Material for the task ▸
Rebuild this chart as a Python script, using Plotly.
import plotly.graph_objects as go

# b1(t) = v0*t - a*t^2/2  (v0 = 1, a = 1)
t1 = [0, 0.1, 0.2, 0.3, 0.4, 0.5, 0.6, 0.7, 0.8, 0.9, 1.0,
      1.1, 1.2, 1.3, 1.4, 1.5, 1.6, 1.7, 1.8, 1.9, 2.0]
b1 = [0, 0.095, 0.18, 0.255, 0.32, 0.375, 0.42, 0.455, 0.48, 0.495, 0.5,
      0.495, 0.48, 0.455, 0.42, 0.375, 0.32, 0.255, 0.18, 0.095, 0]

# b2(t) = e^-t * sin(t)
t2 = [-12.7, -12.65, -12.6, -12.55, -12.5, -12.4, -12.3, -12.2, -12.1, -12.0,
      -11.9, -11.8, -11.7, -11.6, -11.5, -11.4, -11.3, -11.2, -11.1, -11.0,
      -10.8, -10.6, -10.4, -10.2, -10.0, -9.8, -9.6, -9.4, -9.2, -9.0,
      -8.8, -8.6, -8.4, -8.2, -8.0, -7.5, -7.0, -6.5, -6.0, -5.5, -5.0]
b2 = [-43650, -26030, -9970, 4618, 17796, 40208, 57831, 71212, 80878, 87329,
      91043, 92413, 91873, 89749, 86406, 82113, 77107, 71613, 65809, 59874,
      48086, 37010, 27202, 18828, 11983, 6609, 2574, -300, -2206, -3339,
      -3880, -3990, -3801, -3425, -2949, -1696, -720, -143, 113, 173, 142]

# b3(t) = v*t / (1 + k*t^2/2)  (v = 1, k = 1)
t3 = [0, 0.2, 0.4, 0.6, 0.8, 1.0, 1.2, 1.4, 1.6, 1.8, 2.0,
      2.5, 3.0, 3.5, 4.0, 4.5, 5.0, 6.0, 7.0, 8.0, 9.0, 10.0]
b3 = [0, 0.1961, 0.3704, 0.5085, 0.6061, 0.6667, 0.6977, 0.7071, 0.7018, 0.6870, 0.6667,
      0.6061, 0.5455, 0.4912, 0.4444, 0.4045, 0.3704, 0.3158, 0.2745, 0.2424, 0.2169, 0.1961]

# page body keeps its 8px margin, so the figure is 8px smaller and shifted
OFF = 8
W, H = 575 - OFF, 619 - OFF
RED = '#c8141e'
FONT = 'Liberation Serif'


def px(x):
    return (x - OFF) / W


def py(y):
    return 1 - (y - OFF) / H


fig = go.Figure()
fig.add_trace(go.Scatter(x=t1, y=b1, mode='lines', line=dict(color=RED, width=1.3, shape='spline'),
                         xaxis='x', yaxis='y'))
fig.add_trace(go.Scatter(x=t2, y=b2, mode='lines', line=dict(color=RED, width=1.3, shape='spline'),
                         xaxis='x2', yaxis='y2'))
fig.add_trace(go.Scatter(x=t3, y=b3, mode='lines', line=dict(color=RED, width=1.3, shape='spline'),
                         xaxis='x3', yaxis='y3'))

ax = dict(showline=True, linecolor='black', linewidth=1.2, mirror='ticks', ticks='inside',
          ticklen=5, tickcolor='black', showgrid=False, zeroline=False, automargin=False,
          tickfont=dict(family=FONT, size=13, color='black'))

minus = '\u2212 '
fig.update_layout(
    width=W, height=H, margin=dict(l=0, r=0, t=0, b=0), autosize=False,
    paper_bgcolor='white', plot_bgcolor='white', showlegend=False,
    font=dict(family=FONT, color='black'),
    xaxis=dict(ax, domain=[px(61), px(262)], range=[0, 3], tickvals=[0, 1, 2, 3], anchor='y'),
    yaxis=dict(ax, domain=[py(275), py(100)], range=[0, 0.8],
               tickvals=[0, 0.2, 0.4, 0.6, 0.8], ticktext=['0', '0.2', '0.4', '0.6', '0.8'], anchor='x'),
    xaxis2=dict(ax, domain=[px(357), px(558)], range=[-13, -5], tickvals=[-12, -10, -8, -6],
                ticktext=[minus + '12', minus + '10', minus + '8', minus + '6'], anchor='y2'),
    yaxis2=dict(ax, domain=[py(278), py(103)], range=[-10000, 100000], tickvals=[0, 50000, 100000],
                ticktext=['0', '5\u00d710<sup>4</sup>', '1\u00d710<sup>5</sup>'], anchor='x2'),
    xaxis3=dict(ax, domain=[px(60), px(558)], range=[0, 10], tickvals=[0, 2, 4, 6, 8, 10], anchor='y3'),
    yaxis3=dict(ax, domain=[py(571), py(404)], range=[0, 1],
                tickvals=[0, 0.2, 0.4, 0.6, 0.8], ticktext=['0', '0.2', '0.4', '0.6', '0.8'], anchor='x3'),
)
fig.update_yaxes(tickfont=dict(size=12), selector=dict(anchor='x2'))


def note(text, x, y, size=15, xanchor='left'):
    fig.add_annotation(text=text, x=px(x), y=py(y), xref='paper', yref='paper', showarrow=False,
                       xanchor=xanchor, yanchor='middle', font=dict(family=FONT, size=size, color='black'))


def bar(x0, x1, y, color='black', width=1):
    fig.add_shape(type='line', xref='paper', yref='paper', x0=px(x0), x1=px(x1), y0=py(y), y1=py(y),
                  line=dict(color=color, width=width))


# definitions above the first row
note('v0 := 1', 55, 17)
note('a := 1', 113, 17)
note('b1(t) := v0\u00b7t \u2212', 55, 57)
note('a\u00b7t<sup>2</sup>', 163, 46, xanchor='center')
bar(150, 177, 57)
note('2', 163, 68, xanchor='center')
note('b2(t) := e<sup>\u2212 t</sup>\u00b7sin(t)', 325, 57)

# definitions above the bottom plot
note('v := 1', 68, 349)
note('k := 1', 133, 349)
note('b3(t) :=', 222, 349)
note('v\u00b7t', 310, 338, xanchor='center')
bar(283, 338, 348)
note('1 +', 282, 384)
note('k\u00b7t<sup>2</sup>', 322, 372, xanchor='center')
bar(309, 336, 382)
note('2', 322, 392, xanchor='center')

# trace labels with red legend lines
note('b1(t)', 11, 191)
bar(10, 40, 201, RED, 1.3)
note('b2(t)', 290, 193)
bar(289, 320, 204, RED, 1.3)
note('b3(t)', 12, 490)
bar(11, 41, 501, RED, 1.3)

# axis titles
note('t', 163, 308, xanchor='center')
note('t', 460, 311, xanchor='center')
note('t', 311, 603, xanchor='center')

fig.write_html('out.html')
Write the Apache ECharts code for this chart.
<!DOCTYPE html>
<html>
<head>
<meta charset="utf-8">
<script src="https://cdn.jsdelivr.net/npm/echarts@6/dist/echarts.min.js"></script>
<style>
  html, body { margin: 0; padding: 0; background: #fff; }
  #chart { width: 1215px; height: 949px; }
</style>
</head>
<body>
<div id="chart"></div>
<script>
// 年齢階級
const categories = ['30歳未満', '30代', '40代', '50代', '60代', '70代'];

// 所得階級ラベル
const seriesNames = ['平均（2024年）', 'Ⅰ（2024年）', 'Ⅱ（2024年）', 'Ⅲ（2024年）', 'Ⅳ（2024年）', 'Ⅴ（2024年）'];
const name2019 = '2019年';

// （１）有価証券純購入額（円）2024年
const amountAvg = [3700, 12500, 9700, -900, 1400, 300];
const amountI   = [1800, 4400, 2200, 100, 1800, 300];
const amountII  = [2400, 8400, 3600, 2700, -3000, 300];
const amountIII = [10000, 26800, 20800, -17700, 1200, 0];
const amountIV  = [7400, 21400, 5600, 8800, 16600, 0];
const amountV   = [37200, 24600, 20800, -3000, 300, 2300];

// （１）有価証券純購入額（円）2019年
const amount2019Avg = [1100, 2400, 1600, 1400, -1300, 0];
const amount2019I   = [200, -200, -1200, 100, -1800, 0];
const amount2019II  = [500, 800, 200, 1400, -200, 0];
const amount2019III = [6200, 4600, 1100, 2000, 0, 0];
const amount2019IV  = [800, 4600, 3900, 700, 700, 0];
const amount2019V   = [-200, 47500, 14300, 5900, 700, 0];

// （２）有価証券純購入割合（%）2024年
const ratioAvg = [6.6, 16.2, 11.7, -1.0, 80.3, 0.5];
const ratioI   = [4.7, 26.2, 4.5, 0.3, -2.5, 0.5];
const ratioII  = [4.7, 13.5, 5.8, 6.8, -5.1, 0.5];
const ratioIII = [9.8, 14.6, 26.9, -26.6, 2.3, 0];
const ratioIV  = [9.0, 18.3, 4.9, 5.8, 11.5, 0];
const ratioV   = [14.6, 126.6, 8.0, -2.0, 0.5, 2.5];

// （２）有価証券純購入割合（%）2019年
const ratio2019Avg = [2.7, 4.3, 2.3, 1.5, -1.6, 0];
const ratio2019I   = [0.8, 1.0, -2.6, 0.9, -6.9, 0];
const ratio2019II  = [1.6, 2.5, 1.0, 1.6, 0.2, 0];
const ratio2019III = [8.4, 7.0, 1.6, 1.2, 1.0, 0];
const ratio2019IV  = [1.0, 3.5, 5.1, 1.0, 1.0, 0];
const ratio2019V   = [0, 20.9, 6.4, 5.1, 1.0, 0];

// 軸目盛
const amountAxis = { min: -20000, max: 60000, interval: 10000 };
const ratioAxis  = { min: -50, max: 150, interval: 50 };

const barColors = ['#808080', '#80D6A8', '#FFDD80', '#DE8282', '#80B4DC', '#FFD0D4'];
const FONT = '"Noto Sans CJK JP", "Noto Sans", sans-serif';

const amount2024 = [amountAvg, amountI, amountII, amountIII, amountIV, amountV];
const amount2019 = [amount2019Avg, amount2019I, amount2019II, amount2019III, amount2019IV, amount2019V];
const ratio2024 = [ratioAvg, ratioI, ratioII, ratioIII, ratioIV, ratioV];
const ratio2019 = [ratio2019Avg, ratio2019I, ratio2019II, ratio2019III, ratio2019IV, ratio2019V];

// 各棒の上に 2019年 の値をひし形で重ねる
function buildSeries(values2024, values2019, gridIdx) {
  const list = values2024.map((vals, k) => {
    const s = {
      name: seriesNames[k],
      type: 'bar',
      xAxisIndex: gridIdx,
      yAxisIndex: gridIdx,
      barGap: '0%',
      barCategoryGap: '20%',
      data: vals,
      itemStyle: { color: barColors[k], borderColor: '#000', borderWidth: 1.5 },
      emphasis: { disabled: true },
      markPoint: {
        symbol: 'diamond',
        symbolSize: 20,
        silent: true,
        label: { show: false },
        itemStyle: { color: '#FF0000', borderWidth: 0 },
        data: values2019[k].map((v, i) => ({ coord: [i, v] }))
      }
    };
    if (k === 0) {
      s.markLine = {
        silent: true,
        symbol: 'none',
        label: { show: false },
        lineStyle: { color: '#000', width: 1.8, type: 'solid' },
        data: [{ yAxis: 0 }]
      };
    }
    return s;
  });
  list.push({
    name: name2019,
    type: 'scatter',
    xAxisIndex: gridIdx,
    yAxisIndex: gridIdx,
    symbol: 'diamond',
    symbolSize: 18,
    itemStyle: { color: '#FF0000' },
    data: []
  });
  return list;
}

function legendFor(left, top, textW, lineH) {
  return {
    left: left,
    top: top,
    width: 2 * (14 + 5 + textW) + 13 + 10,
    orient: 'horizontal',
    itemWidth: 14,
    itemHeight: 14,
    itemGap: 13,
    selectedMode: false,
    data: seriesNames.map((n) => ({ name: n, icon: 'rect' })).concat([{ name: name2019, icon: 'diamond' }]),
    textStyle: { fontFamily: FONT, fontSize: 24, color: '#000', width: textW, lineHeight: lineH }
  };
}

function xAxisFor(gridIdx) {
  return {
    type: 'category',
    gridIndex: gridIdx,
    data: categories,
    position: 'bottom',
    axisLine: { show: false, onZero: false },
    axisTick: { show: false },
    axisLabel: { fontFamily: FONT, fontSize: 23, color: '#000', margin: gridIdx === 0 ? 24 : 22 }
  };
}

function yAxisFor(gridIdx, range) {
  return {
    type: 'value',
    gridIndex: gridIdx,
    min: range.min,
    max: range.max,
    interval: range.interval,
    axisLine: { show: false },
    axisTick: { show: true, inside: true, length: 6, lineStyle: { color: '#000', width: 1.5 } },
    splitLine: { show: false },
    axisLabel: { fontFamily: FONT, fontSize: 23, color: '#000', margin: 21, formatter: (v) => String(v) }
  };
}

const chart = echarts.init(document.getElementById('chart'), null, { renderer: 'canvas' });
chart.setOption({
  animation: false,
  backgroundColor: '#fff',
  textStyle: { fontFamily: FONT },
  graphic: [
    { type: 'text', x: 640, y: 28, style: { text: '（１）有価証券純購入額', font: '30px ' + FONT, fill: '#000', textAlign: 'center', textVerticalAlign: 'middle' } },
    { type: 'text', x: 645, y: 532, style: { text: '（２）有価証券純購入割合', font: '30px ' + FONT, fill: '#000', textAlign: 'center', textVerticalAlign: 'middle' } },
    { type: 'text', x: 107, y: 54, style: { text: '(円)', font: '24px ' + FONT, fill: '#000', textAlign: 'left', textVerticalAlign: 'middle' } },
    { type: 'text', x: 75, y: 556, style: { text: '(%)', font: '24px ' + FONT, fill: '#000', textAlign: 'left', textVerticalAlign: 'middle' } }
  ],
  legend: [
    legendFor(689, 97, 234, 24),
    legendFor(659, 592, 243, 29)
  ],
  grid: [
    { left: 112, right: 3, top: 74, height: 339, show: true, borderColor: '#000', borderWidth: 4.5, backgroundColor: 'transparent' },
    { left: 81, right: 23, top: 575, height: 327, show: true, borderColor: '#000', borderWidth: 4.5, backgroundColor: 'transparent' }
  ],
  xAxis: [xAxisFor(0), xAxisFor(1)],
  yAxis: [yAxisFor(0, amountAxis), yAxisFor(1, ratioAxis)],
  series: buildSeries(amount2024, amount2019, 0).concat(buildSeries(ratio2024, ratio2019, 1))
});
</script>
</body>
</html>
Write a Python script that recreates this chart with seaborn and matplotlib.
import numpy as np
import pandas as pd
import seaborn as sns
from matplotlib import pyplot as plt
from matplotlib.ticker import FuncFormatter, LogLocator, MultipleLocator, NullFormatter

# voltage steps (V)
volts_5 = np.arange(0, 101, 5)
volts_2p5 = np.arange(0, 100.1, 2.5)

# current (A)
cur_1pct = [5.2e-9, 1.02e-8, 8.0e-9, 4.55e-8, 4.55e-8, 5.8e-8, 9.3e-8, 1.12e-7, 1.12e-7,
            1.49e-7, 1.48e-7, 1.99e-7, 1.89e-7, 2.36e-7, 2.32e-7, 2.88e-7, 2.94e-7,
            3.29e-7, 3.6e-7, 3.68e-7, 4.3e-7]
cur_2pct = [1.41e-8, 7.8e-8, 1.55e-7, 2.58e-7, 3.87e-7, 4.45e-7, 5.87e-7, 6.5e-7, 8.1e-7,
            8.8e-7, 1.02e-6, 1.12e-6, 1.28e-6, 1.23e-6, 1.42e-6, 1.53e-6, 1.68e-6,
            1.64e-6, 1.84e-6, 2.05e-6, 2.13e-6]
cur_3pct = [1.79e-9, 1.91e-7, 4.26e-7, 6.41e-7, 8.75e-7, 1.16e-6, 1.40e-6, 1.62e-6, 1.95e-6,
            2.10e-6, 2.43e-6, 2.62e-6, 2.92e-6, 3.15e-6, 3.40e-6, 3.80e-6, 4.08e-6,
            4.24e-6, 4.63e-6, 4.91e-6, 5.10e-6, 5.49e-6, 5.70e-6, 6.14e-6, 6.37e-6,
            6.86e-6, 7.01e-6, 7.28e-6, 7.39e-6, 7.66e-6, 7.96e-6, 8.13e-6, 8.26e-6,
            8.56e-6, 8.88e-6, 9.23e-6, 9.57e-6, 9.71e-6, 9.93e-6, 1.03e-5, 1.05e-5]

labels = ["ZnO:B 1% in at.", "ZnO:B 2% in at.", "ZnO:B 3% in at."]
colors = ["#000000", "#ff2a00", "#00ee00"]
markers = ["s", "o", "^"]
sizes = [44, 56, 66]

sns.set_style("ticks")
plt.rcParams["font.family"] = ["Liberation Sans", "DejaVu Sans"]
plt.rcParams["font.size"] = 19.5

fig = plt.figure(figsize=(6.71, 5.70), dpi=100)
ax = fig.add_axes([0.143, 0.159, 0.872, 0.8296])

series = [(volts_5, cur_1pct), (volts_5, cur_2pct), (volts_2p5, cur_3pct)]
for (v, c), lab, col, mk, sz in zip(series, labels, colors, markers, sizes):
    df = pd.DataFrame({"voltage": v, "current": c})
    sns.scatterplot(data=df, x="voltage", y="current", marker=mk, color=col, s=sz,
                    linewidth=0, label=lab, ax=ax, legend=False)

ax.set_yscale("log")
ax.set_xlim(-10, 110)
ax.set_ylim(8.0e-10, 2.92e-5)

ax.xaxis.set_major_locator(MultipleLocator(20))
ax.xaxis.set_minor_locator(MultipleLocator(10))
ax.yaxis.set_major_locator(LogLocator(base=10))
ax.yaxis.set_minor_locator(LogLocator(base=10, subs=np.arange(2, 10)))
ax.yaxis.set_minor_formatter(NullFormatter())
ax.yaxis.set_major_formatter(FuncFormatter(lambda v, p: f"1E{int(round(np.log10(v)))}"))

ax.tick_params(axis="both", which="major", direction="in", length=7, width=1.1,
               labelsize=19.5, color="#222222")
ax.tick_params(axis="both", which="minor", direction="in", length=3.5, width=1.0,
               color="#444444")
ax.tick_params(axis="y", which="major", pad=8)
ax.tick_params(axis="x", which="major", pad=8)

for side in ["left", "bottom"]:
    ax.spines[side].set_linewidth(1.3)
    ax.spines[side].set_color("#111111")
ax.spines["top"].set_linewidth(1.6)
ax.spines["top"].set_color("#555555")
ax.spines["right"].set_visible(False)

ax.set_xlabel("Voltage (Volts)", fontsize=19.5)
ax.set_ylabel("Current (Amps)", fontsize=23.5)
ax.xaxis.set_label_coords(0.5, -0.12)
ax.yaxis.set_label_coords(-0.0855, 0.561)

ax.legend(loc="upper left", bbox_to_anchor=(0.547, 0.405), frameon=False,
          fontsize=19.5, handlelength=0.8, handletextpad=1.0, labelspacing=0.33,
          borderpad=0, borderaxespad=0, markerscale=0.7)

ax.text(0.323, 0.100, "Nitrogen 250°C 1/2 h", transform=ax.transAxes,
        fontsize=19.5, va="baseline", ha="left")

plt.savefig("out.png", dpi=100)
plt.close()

Exercise description ▸ Look back at the entries above and repeat, unchanged, every line from the line holding "Write the Apache ECharts code for this chart." through the line holding "const name2019 = '2019年';".

Response for this exercise ▸
Write the Apache ECharts code for this chart.
<!DOCTYPE html>
<html>
<head>
<meta charset="utf-8">
<script src="https://cdn.jsdelivr.net/npm/echarts@6/dist/echarts.min.js"></script>
<style>
  html, body { margin: 0; padding: 0; background: #fff; }
  #chart { width: 1215px; height: 949px; }
</style>
</head>
<body>
<div id="chart"></div>
<script>
// 年齢階級
const categories = ['30歳未満', '30代', '40代', '50代', '60代', '70代'];

// 所得階級ラベル
const seriesNames = ['平均（2024年）', 'Ⅰ（2024年）', 'Ⅱ（2024年）', 'Ⅲ（2024年）', 'Ⅳ（2024年）', 'Ⅴ（2024年）'];
const name2019 = '2019年';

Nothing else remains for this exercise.